··· Provided material
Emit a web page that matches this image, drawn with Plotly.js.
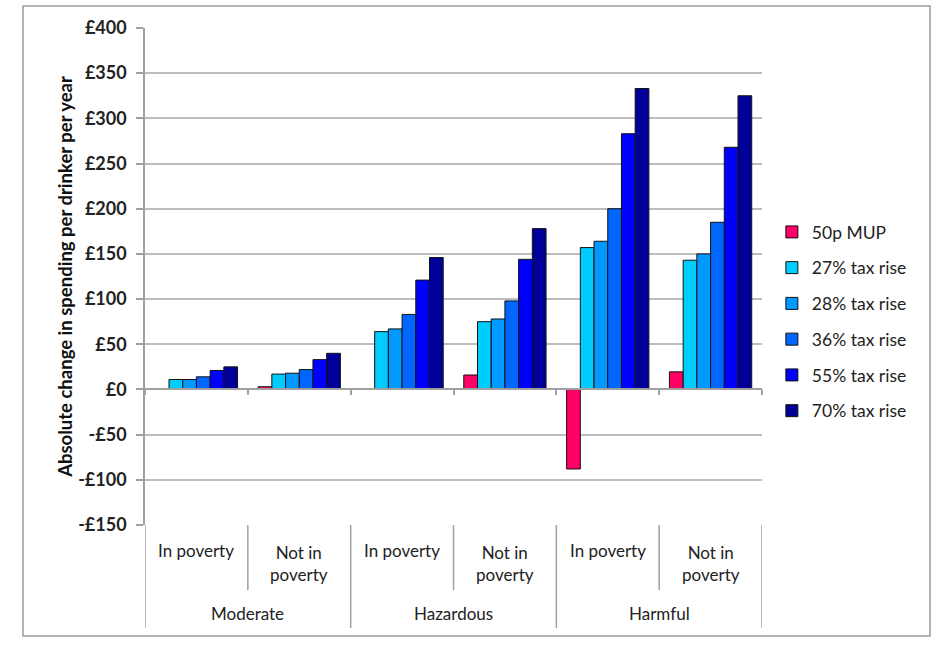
<!DOCTYPE html>
<html>
<head>
<meta charset="utf-8">
<script src="https://cdn.plot.ly/plotly-3.0.1.min.js"></script>
<style>html,body{margin:0;padding:0;background:#fff;}#chart{width:940px;height:650px;}</style>
</head>
<body>
<div id="chart"></div>
<script>
// ---- data ----
const groups = ['Moderate', 'Hazardous', 'Harmful'];
const subgroups = ['In poverty', 'Not in poverty'];
const subgroupLabels = ['In poverty', 'Not in<br>poverty'];
const categories = ['Moderate – In poverty', 'Moderate – Not in poverty',
                    'Hazardous – In poverty', 'Hazardous – Not in poverty',
                    'Harmful – In poverty', 'Harmful – Not in poverty'];
const seriesNames = ['50p MUP', '27% tax rise', '28% tax rise', '36% tax rise', '55% tax rise', '70% tax rise'];
const mup50p  = [0.5, 3, 1, 16, -88, 19.5];
const tax27   = [11, 17, 64, 75, 157, 143];
const tax28   = [11, 18, 67, 78, 164, 150];
const tax36   = [14, 22, 83, 98, 200, 185];
const tax55   = [21, 33, 121, 144, 283, 268];
const tax70   = [25, 40, 146, 178, 333, 325];
const tickValues = [-150, -100, -50, 0, 50, 100, 150, 200, 250, 300, 350, 400];
const tickLabels = ['-£150', '-£100', '-£50', '£0', '£50', '£100', '£150', '£200', '£250', '£300', '£350', '£400'];
const yTitle = 'Absolute change in spending per drinker per year';

// ---- styles ----
const seriesValues = [mup50p, tax27, tax28, tax36, tax55, tax70];
const colors = ['#FF0066', '#00CCFF', '#0099FF', '#0066FF', '#0000FF', '#000099'];
const FONT = 'Lato, "Liberation Sans", sans-serif';
const GRID = '#bdbdbd';
const AXIS = '#a0a0a0';

const traces = seriesNames.map((name, i) => ({
  type: 'bar',
  name: name,
  x: categories,
  y: seriesValues[i],
  legendgroup: 'g' + i,
  marker: {color: colors[i], line: {color: '#111', width: 1}},
  hoverinfo: 'name+y'
}));

const yMin = -150, yMax = 400;
const zeroPos = (0 - yMin) / (yMax - yMin);

const annotations = [];
const shapes = [];
// inner labels
categories.forEach((c, i) => {
  const lab = subgroupLabels[i % 2];
  const twoLine = lab.indexOf('<br>') >= 0;
  annotations.push({
    xref: 'x', yref: 'paper', x: i, y: twoLine ? -0.0765 : -0.0523,
    text: lab, showarrow: false, xanchor: 'center', yanchor: 'middle',
    font: {family: FONT, size: 17, color: '#222'}
  });
});
// outer labels
groups.forEach((g, j) => {
  annotations.push({
    xref: 'x', yref: 'paper', x: 2 * j + 0.5, y: -0.179,
    text: g, showarrow: false, xanchor: 'center', yanchor: 'middle',
    font: {family: FONT, size: 17, color: '#222'}
  });
});
// outer dividers
for (let k = 0; k <= groups.length; k++) {
  shapes.push({type: 'line', xref: 'x', yref: 'paper', x0: 2 * k - 0.5, x1: 2 * k - 0.5,
               y0: 0, y1: -0.2072, line: {color: AXIS, width: 1.5}});
}
// inner dividers
for (let k = 0; k < groups.length; k++) {
  shapes.push({type: 'line', xref: 'x', yref: 'paper', x0: 2 * k + 0.5, x1: 2 * k + 0.5,
               y0: 0, y1: -0.1308, line: {color: AXIS, width: 1.5}});
}
// outer frame
shapes.push({type: 'rect', xref: 'paper', yref: 'paper', x0: -0.1977, x1: 1.2723, y0: -0.2233, y1: 1.0443,
             line: {color: '#9a9a9a', width: 1.5}, layer: 'below'});

const layout = {
  width: 940, height: 650,
  margin: {l: 145, r: 178, t: 28, b: 125, pad: 0},
  paper_bgcolor: '#fff', plot_bgcolor: '#fff',
  font: {family: FONT, color: '#222'},
  barmode: 'group', bargap: 0.2, bargroupgap: 0,
  showlegend: true,
  legend: {x: 1.016, xanchor: 'left', y: 0.6257, yanchor: 'top',
           font: {family: FONT, size: 17.5, color: '#222'},
           traceorder: 'grouped', tracegroupgap: 10, bgcolor: 'rgba(0,0,0,0)'},
  xaxis: {type: 'category', categoryorder: 'array', categoryarray: categories,
          range: [-0.5, 5.5], anchor: 'free', position: zeroPos,
          showline: true, linecolor: AXIS, linewidth: 1.5,
          ticks: 'outside', tickson: 'boundaries', ticklen: 5, tickcolor: AXIS, tickwidth: 1.5,
          showticklabels: false, showgrid: false, zeroline: false, fixedrange: true},
  yaxis: {range: [yMin, yMax], tickmode: 'array', tickvals: tickValues, ticktext: tickLabels,
          showgrid: true, gridcolor: GRID, gridwidth: 1.5, zeroline: false,
          showline: true, linecolor: AXIS, linewidth: 1.5,
          ticks: 'outside', ticklen: 7, tickcolor: AXIS, tickwidth: 1.5,
          ticklabelstandoff: 6,
          tickfont: {family: FONT, size: 18, color: '#222', weight: 'bold'},
          title: {text: yTitle, standoff: 1, font: {family: FONT, size: 18.5, color: '#111', weight: 'bold'}},
          automargin: false, fixedrange: true},
  annotations: annotations,
  shapes: shapes
};

Plotly.newPlot('chart', traces, layout, {displayModeBar: false, staticPlot: false});
</script>
</body>
</html>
······
◆ What is asked: Transcribe the full listing character for character. Pictures are excluded.

◆ Response to the task:
Emit a web page that matches this image, drawn with Plotly.js.
<!DOCTYPE html>
<html>
<head>
<meta charset="utf-8">
<script src="https://cdn.plot.ly/plotly-3.0.1.min.js"></script>
<style>html,body{margin:0;padding:0;background:#fff;}#chart{width:940px;height:650px;}</style>
</head>
<body>
<div id="chart"></div>
<script>
// ---- data ----
const groups = ['Moderate', 'Hazardous', 'Harmful'];
const subgroups = ['In poverty', 'Not in poverty'];
const subgroupLabels = ['In poverty', 'Not in<br>poverty'];
const categories = ['Moderate – In poverty', 'Moderate – Not in poverty',
                    'Hazardous – In poverty', 'Hazardous – Not in poverty',
                    'Harmful – In poverty', 'Harmful – Not in poverty'];
const seriesNames = ['50p MUP', '27% tax rise', '28% tax rise', '36% tax rise', '55% tax rise', '70% tax rise'];
const mup50p  = [0.5, 3, 1, 16, -88, 19.5];
const tax27   = [11, 17, 64, 75, 157, 143];
const tax28   = [11, 18, 67, 78, 164, 150];
const tax36   = [14, 22, 83, 98, 200, 185];
const tax55   = [21, 33, 121, 144, 283, 268];
const tax70   = [25, 40, 146, 178, 333, 325];
const tickValues = [-150, -100, -50, 0, 50, 100, 150, 200, 250, 300, 350, 400];
const tickLabels = ['-£150', '-£100', '-£50', '£0', '£50', '£100', '£150', '£200', '£250', '£300', '£350', '£400'];
const yTitle = 'Absolute change in spending per drinker per year';

// ---- styles ----
const seriesValues = [mup50p, tax27, tax28, tax36, tax55, tax70];
const colors = ['#FF0066', '#00CCFF', '#0099FF', '#0066FF', '#0000FF', '#000099'];
const FONT = 'Lato, "Liberation Sans", sans-serif';
const GRID = '#bdbdbd';
const AXIS = '#a0a0a0';

const traces = seriesNames.map((name, i) => ({
  type: 'bar',
  name: name,
  x: categories,
  y: seriesValues[i],
  legendgroup: 'g' + i,
  marker: {color: colors[i], line: {color: '#111', width: 1}},
  hoverinfo: 'name+y'
}));

const yMin = -150, yMax = 400;
const zeroPos = (0 - yMin) / (yMax - yMin);

const annotations = [];
const shapes = [];
// inner labels
categories.forEach((c, i) => {
  const lab = subgroupLabels[i % 2];
  const twoLine = lab.indexOf('<br>') >= 0;
  annotations.push({
    xref: 'x', yref: 'paper', x: i, y: twoLine ? -0.0765 : -0.0523,
    text: lab, showarrow: false, xanchor: 'center', yanchor: 'middle',
    font: {family: FONT, size: 17, color: '#222'}
  });
});
// outer labels
groups.forEach((g, j) => {
  annotations.push({
    xref: 'x', yref: 'paper', x: 2 * j + 0.5, y: -0.179,
    text: g, showarrow: false, xanchor: 'center', yanchor: 'middle',
    font: {family: FONT, size: 17, color: '#222'}
  });
});
// outer dividers
for (let k = 0; k <= groups.length; k++) {
  shapes.push({type: 'line', xref: 'x', yref: 'paper', x0: 2 * k - 0.5, x1: 2 * k - 0.5,
               y0: 0, y1: -0.2072, line: {color: AXIS, width: 1.5}});
}
// inner dividers
for (let k = 0; k < groups.length; k++) {
  shapes.push({type: 'line', xref: 'x', yref: 'paper', x0: 2 * k + 0.5, x1: 2 * k + 0.5,
               y0: 0, y1: -0.1308, line: {color: AXIS, width: 1.5}});
}
// outer frame
shapes.push({type: 'rect', xref: 'paper', yref: 'paper', x0: -0.1977, x1: 1.2723, y0: -0.2233, y1: 1.0443,
             line: {color: '#9a9a9a', width: 1.5}, layer: 'below'});

const layout = {
  width: 940, height: 650,
  margin: {l: 145, r: 178, t: 28, b: 125, pad: 0},
  paper_bgcolor: '#fff', plot_bgcolor: '#fff',
  font: {family: FONT, color: '#222'},
  barmode: 'group', bargap: 0.2, bargroupgap: 0,
  showlegend: true,
  legend: {x: 1.016, xanchor: 'left', y: 0.6257, yanchor: 'top',
           font: {family: FONT, size: 17.5, color: '#222'},
           traceorder: 'grouped', tracegroupgap: 10, bgcolor: 'rgba(0,0,0,0)'},
  xaxis: {type: 'category', categoryorder: 'array', categoryarray: categories,
          range: [-0.5, 5.5], anchor: 'free', position: zeroPos,
          showline: true, linecolor: AXIS, linewidth: 1.5,
          ticks: 'outside', tickson: 'boundaries', ticklen: 5, tickcolor: AXIS, tickwidth: 1.5,
          showticklabels: false, showgrid: false, zeroline: false, fixedrange: true},
  yaxis: {range: [yMin, yMax], tickmode: 'array', tickvals: tickValues, ticktext: tickLabels,
          showgrid: true, gridcolor: GRID, gridwidth: 1.5, zeroline: false,
          showline: true, linecolor: AXIS, linewidth: 1.5,
          ticks: 'outside', ticklen: 7, tickcolor: AXIS, tickwidth: 1.5,
          ticklabelstandoff: 6,
          tickfont: {family: FONT, size: 18, color: '#222', weight: 'bold'},
          title: {text: yTitle, standoff: 1, font: {family: FONT, size: 18.5, color: '#111', weight: 'bold'}},
          automargin: false, fixedrange: true},
  annotations: annotations,
  shapes: shapes
};

Plotly.newPlot('chart', traces, layout, {displayModeBar: false, staticPlot: false});
</script>
</body>
</html>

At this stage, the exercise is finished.